If I may be impertinent, in 24 years in the House of Lords, I have never spoken on issues of conduct; I have avoided it. However, far too often, people come into the Chamber to give a prepared speech with no intention of debating or interpreting what has been said before, of putting some flavour on what is being said, or of speaking without notes. I think that is very derogatory.

There is competition to speak. We jump up together at Question Time and now lack the courtesy to give way to each other. That courtesy, now lacking, was an important part of that role model which was very impressive when I first came into the House of Lords. The acerbity in debate which we sometimes see has become political rather than rational, as we in the House of Lords should be as an advisory Chamber. This goes back to an Act of Parliament in the 1630s, when I think it was suggested that that should not be part of our business. Truncated business in the House of Lords is not always a good idea. Very short speeches do not always allow Members to give an adequate view of sometimes quite important topics. But I accept that I have only six minutes and am halfway through that already, and I do not want to disturb the order of the House.

In some respects, one thing that we in the Labour Party did in 1999 was rather derogatory. In the reform of the House of Lords, there was something that we forgot. Surprisingly, the presence of the hereditary Peers gave the House a kind of dignitas.
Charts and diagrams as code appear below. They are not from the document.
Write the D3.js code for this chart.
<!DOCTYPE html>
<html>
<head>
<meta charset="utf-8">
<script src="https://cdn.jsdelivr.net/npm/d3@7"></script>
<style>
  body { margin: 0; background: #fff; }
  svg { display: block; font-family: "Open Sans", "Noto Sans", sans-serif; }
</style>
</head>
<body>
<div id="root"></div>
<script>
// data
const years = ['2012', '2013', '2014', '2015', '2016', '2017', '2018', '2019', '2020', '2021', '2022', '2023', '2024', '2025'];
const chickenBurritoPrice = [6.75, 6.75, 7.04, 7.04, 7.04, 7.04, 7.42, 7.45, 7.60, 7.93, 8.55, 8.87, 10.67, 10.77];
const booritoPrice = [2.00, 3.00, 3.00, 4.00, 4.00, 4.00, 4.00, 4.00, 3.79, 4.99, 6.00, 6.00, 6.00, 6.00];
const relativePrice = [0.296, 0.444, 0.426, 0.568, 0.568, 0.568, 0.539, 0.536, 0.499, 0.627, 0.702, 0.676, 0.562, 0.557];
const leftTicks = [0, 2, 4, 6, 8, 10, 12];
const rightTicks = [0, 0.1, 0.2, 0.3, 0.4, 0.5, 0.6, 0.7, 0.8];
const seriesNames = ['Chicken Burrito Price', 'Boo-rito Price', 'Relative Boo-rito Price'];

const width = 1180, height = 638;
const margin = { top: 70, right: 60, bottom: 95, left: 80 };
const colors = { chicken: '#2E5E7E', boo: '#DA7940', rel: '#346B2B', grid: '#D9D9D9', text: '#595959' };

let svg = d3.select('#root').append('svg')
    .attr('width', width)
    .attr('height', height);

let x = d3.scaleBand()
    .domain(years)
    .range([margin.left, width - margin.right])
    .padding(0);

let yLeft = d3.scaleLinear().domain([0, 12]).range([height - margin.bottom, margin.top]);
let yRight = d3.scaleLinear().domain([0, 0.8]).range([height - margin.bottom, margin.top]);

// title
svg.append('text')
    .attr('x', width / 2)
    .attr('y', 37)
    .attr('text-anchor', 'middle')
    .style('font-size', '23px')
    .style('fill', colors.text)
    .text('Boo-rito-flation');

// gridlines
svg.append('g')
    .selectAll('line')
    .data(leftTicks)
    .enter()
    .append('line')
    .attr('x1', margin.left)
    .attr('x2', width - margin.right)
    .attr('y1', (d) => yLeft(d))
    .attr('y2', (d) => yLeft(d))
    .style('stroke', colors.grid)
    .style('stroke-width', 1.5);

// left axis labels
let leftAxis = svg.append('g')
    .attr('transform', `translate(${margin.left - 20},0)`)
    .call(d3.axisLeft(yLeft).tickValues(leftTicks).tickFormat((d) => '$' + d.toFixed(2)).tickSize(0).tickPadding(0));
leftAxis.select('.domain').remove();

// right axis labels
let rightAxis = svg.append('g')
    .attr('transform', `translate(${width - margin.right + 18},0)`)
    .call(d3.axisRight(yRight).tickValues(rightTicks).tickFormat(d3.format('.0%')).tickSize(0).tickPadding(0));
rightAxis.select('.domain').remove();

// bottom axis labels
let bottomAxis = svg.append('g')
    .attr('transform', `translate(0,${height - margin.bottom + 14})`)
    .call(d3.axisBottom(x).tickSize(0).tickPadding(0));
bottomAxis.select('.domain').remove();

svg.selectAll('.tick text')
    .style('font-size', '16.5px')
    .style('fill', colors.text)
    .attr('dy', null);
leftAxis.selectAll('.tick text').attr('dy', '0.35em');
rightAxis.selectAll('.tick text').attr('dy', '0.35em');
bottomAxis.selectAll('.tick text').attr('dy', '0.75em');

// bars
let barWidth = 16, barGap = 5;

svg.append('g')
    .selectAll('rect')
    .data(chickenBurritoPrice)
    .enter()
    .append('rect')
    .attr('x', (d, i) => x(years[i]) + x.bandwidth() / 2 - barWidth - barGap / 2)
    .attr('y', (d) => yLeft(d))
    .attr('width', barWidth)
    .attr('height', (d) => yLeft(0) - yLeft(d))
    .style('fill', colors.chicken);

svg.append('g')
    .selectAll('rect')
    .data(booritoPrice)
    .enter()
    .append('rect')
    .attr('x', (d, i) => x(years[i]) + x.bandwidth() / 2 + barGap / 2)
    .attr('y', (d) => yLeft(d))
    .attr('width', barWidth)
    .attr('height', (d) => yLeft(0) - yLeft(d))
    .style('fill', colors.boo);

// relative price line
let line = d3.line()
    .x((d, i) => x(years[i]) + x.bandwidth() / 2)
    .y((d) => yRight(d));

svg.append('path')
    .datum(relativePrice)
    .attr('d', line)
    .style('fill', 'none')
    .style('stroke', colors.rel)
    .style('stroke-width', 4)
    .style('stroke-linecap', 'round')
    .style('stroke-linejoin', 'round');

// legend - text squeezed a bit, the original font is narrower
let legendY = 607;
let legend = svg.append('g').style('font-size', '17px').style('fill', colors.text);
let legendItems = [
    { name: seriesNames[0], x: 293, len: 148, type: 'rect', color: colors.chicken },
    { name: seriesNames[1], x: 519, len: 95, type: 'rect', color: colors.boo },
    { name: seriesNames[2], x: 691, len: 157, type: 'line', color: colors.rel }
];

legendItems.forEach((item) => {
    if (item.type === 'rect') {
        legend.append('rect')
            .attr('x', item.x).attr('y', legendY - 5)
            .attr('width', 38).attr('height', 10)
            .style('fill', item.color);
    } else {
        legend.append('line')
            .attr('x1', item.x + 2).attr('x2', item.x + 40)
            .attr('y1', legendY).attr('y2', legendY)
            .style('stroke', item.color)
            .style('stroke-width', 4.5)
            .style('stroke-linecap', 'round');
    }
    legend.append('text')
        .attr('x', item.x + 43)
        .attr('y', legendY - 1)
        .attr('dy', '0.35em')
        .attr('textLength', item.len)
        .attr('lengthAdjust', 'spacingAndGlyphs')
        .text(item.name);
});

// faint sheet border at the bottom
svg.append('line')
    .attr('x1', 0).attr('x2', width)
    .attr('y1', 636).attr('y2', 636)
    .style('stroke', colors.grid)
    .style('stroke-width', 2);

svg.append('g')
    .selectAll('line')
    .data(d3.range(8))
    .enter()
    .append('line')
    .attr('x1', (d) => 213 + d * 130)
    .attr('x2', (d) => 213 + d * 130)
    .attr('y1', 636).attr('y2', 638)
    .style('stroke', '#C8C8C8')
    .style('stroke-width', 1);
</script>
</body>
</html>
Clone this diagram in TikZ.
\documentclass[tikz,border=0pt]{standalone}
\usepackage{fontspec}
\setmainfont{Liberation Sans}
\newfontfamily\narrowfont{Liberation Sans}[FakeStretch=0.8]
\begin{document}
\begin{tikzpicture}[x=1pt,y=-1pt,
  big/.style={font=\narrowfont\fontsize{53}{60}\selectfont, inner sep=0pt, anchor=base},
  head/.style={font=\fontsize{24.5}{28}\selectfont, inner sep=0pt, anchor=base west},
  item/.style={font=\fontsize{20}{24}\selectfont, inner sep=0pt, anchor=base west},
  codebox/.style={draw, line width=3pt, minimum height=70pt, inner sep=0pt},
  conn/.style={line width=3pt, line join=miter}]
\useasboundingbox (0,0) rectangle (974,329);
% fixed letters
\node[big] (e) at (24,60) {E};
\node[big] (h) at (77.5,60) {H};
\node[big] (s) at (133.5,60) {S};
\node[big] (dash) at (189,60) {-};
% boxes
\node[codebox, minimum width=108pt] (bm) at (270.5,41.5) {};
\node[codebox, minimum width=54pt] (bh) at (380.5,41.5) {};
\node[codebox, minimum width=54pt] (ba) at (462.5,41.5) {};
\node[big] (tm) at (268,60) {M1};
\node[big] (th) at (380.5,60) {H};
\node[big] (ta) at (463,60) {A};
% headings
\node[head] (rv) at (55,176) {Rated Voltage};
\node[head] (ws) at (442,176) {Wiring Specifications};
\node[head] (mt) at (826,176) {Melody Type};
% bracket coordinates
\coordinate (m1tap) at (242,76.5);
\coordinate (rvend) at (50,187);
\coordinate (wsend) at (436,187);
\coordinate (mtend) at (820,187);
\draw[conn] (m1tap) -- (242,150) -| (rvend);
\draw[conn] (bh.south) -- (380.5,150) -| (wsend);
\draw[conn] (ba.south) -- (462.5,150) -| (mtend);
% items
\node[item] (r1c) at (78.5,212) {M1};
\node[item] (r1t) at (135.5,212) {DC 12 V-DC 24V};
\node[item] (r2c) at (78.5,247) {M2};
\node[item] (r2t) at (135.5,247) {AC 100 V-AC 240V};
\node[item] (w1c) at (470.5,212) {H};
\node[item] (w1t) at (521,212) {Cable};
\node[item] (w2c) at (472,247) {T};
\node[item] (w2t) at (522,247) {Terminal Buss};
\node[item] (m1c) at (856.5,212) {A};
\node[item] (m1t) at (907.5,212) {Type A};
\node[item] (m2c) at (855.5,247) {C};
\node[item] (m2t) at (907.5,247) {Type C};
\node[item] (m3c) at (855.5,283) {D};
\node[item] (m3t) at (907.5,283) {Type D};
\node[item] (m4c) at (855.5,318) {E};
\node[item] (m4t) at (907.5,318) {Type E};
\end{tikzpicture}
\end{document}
I know we decided that we had to be much more ecumenical and popular in what we did, but we lost the wig on the Speaker’s head and the hats that we raised to the Speaker, and we stopped kneeling to the Speaker when we were admitted in introductions. That courteous and remarkable panoply of traditional respect was quite important in many ways. We still of course have the State Opening of Parliament, but we lost something with the loss of the traditions.

I am not a Tory but I am a conservative; I believe in conserving what we have of value and remembering why it is important. I am reminded of the novel by Tomasi di Lampedusa, Il Gattopardo or The Leopard, in which that character sees the gradual change that needs to happen in society. As a great aristocrat in Sicily, the Leopard recognises that he has to give way, but it is of immense interest that he gives way with courtesy and always sees the other side of the argument, even finally, when he recognises the need to give way to the new aspect of the Risorgimento. That brings me back to Lord Porter, who used a particular word when he approached me from behind in that voting corridor. He said, “Lord Winston, that was a very interesting speech”. He did not say anything pejorative, although he obviously felt quite angry about it.